L’analyse de Marie Janoviez, cofondatrice de Caravel
Les inégalités économiques entre
hommes et femmes sont une réalité persistante, malgré des avancées notables. Si
les femmes épargnent de plus en plus aujourd’hui - en moyenne 210€ par
mois, contre 280€ pour leurs homologues masculins - elles restent
largement sous-représentées dans le monde de l’investissement. Seulement 11%
d’entre elles placent leur argent en bourse, contre 24% des hommes. Comment
expliquer cette différence ? Quelles solutions peut-on envisager pour la
réduire ?
Un rattrapage en cours,
mais encore insuffisant
Depuis plusieurs
décennies, la situation financière des femmes s’est améliorée. Leur taux
d’activité a fortement progressé, soutenu par la tertiarisation de l’économie
et la généralisation du salariat.
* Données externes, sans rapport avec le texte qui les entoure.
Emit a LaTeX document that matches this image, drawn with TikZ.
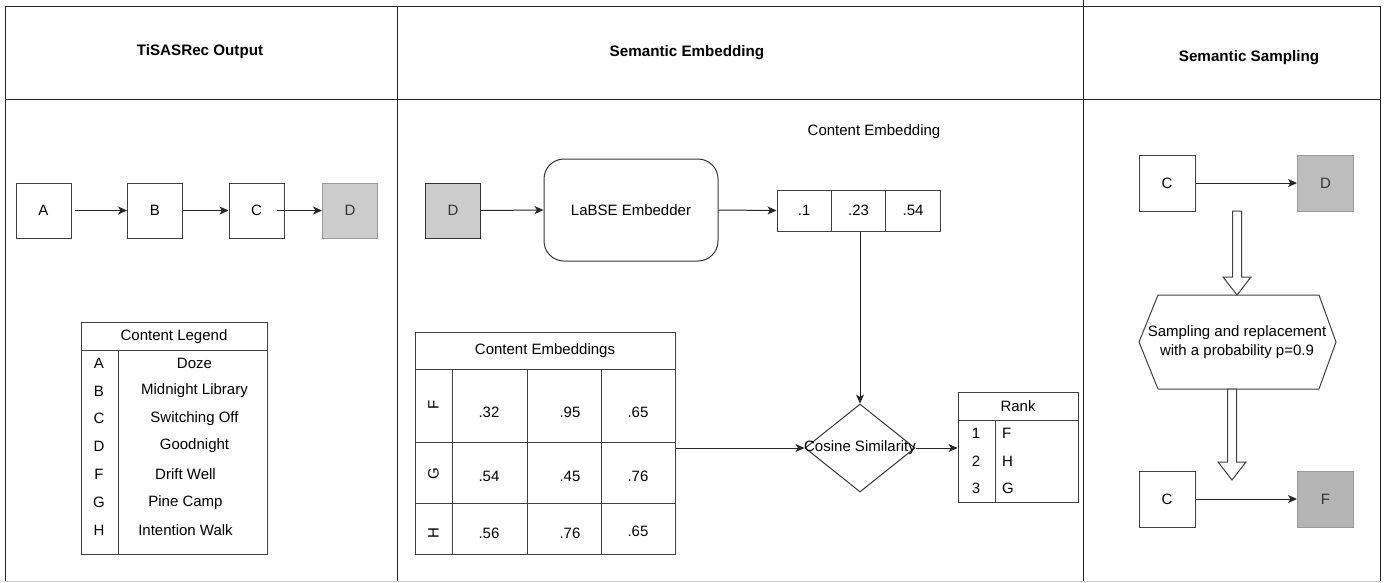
\documentclass[tikz,border=0pt]{standalone}
\usepackage{fontspec}
\setmainfont{Liberation Sans}
\usetikzlibrary{shapes.geometric,arrows.meta,calc}
\begin{document}
\begin{tikzpicture}[x=1pt,y=-1pt,
  every node/.style={font=\fontsize{15}{19}\selectfont, text=black},
  sq/.style={draw=black!75, line width=1pt, minimum width=55pt, minimum height=55pt, inner sep=0pt},
  gsq/.style={sq, fill=black!20, text=black!80},
  cell/.style={draw=black!75, line width=1pt, minimum width=54.4pt, minimum height=41pt, inner sep=0pt},
  arr/.style={-{Stealth[length=9pt,width=8pt,inset=2.5pt]}, line width=1pt, draw=black!85},
  frame/.style={line width=1pt, draw=black!85},
  tbl/.style={draw=black!75, line width=1pt},
  titletext/.style={font=\fontsize{15.2}{18}\selectfont\bfseries},
]
\useasboundingbox (0,0) rectangle (1385,582);
% frame
\draw[frame] (5,6) -- (1380,6);
\draw[frame] (5,99) -- (1380,99);
\draw[frame] (5,6) -- (5,581);
\draw[frame] (397,6) -- (397,581);
\draw[frame] (1083,0) -- (1083,582);
\draw[frame] (1380,6) -- (1380,581);
\draw[black!20, line width=0.8pt] (5,581) -- (1380,581);
% titles
\node[titletext] (t1) at (200,52) {TiSASRec Output};
\node[titletext] (t2) at (687,53) {Semantic Embedding};
\node[titletext] (t3) at (1249,58) {Semantic Sampling};

% ---- column 1 ----
\node[sq] (a) at (43.5,210.5) {A};
\node[sq] (b) at (155,210.5) {B};
\node[sq] (c) at (256.5,210.5) {C};
\node[gsq, draw=black!40] (d) at (350,210.5) {D};
\draw[arr] ([xshift=3pt]a.east) -- (b.west);
\draw[arr] (b.east) -- (c.west);
\draw[arr] ([xshift=-8pt]c.east) -- (d.west);

% legend table
\node[tbl, minimum width=186pt, minimum height=232pt, inner sep=0pt] (leg) at (174,438) {};
\draw[tbl] (81,350.5) -- (267,350.5);
\draw[tbl] (118.5,350.5) -- (118.5,554);
\node (lh) at (174,336.5) {Content Legend};
\node (l1) at (99,363) {A};   \node (n1) at (194.5,363) {Doze};
\node (l2) at (99,391) {B};   \node (n2) at (194.5,391) {Midnight Library};
\node (l3) at (99,418.5) {C}; \node (n3) at (194.5,418.5) {Switching Off};
\node (l4) at (99,446) {D};   \node (n4) at (194.5,446) {Goodnight};
\node (l5) at (99,474.5) {F}; \node (n5) at (185.5,474.5) {Drift Well};
\node (l6) at (99,502.5) {G}; \node (n6) at (185.5,502.5) {Pine Camp};
\node (l7) at (99,530) {H};   \node (n7) at (185.5,530) {Intention Walk};

% ---- column 2 ----
\node[gsq, draw=black!80] (d2) at (453,210.5) {D};
\node[draw=black!80, line width=1pt, rounded corners=20pt, minimum width=174pt, minimum height=102pt] (lab) at (631,210) {LaBSE Embedder};
\node[cell] (v1) at (804.2,210.5) {.1};
\node[cell] (v2) at (858.6,210.5) {.23};
\node[cell] (v3) at (913,210.5) {.54};
\node (ce) at (874,132) {Content Embedding};
\draw[arr] (d2.east) -- (lab.west);
\draw[arr] (lab.east) -- (v1.west);

% content embeddings table
\node[tbl, minimum width=260pt, minimum height=222pt, inner sep=0pt] (emb) at (545,443) {};
\draw[tbl] (415,369) -- (675,369);
\draw[tbl] (415,442) -- (675,442);
\draw[tbl] (415,503) -- (675,503);
\draw[tbl] (452,369) -- (452,554);
\draw[tbl] (527,369) -- (527,554);
\draw[tbl] (601,369) -- (601,554);
\node (eh) at (545,351) {Content Embeddings};
\node[rotate=90] (rf) at (433.5,405) {F};
\node[rotate=90] (rg) at (433.5,474) {G};
\node[rotate=90] (rh) at (433.5,533) {H};
\node (e11) at (489,412) {.32}; \node (e12) at (570,412) {.95}; \node (e13) at (638,412) {.65};
\node (e21) at (489,476) {.54}; \node (e22) at (570,476) {.45}; \node (e23) at (638,476) {.76};
\node (e31) at (489,533) {.56}; \node (e32) at (570,533) {.76}; \node (e33) at (638,531) {.65};

% cosine similarity
\node[diamond, draw=black!80, line width=1pt, minimum width=110pt, minimum height=88pt, inner sep=0pt,
      label={[font=\fontsize{15}{18}\selectfont]center:Cosine Similarity}] (cos) at (860,448) {};
\draw[arr] (cos.north |- v2.south) -- (cos.north);
\draw[arr] (emb.east |- cos.west) -- (cos.west);

% rank table
\node[tbl, minimum width=120pt, minimum height=110pt, inner sep=0pt] (rank) at (1018,447) {};
\draw[tbl] (958,420) -- (1078,420);
\draw[tbl] (995,420) -- (995,502);
\node (rk) at (1018,406) {Rank};
\node (r1) at (976,433) {1}; \node[anchor=west, inner sep=0pt] (s1) at (1002,433) {F};
\node (r2) at (976,461) {2}; \node[anchor=west, inner sep=0pt] (s2) at (1002,461) {H};
\node (r3) at (976,488) {3}; \node[anchor=west, inner sep=0pt] (s3) at (1002,488) {G};
\draw[arr] (cos.east) -- (cos.east -| rank.west);

% ---- column 3 ----
\node[sq, minimum width=56pt, minimum height=56pt] (c3) at (1167,183) {C};
\node[gsq, fill=black!26, draw=black!40, minimum width=56pt, minimum height=56pt] (d3) at (1325.5,183) {D};
\node[sq, minimum width=56pt, minimum height=56pt] (c4) at (1167,499) {C};
\node[gsq, fill=black!29, draw=black!40, minimum width=56pt, minimum height=56pt] (f4) at (1325.5,499) {F};
\draw[arr] (c3.east) -- (d3.west);
\draw[arr] (c4.east) -- (f4.west);

% sampling hexagon
\draw[tbl, fill=white] (1139,342) -- (1158,295) -- (1319,295) -- (1336,342) -- (1319,389) -- (1158,389) -- cycle;
\node[align=center] (samp) at (1237,342.5) {Sampling and replacement\\with a probability p=0.9};

% hollow block arrows
\draw[tbl, fill=white] (1232.5,211) -- (1241.5,211) -- (1241.5,277) -- (1251,277) -- (1237,295) -- (1223,277) -- (1232.5,277) -- cycle;
\draw[tbl, fill=white] (1227.5,389) -- (1236.5,389) -- (1236.5,462) -- (1246,462) -- (1232,480) -- (1218,462) -- (1227.5,462) -- cycle;
\end{tikzpicture}
\end{document}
Elles ont aujourd’hui les moyens d’épargner.
Pourtant, lorsqu’il
s’agit d’investissement, les femmes restent plus prudentes. L’une des
explications réside dans un sentiment d’illégitimité : de nombreuses femmes
estiment manquer de connaissances financières. Toutefois, lorsqu’on les
interroge sur leur niveau d’information concernant leurs finances personnelles
(revenus, dépenses, impôts), elles sont tout aussi renseignées que les
hommes. De plus, elles ont plus
fréquemment recours à des conseillers financiers ou à leur entourage avant de
prendre des décisions d’investissement. Une précaution qui peut être perçue
comme une hésitation, alors qu’il s’agit d’une bonne pratique en matière
d’investissement.
Un fossé patrimonial
qui se creuse
Au-delà de ces
comportements, des inégalités structurelles persistent, notamment en matière de
capitalisation et d’accès à la propriété. Entre 1998 et 2015, l’écart de
patrimoine entre les sexes est passé de 9 à 16%, une évolution due à
l’individualisation croissante du patrimoine et à une capacité d’épargne plus
faible chez les femmes.
A la retraite, ces inégalités deviennent encore plus flagrantes : les femmes perçoivent en moyenne
39% de revenus en moins que les hommes.
Les rôles financiers au
sein du couple contribuent également à cette inégalité. C’est souvent la femme
qui gère le budget au quotidien, alors que les hommes prennent les décisions en
matière d’investissement. L’écrivaine Titiou Lecoq évoque “la théorie du pot de
yaourt” : les petits salaires gèrent les petites dépenses, les gros salaires
les grosses dépenses. Ainsi, l’homme achète la voiture, tandis que la femme
fait les courses. En cas de séparation, il repart avec la voiture, elle avec
des pots de yaourts vides.
La formation
financière, un levier essentiel
Pour combler ces
écarts, plusieurs pistes doivent être explorées.
D’abord, la formation
financière. Intégrer des notions de gestion de budget et d’investissement au
programme scolaire permettrait de donner aux jeunes, et notamment aux jeunes
filles, les clés pour mieux appréhender leur avenir économique.
Il est aussi essentiel
d’encourager les femmes à se former, à échanger et à prendre confiance en leurs
capacités d’investissement. La tendance semble s’amorcer avec des espaces
d’apprentissage et de discussion autour des finances personnelles qui peuvent
jouer un rôle déterminant.
Enfin, la répartition
des responsabilités financières au sein du couple peut évoluer. Parler d’argent
sans tabou et favoriser un partage équilibré de la gestion budgétaire et
patrimoniale sont des enjeux cruciaux pour garantir une indépendance économique
durable aux femmes.
Mais au-delà des chiffres et des tendances, c’est bien d’une question de justice et d’autonomie dont il s’agit. Car, au final, l’investissement financier des femmes ne concerne pas seulement leurs économies : il engage leur avenir.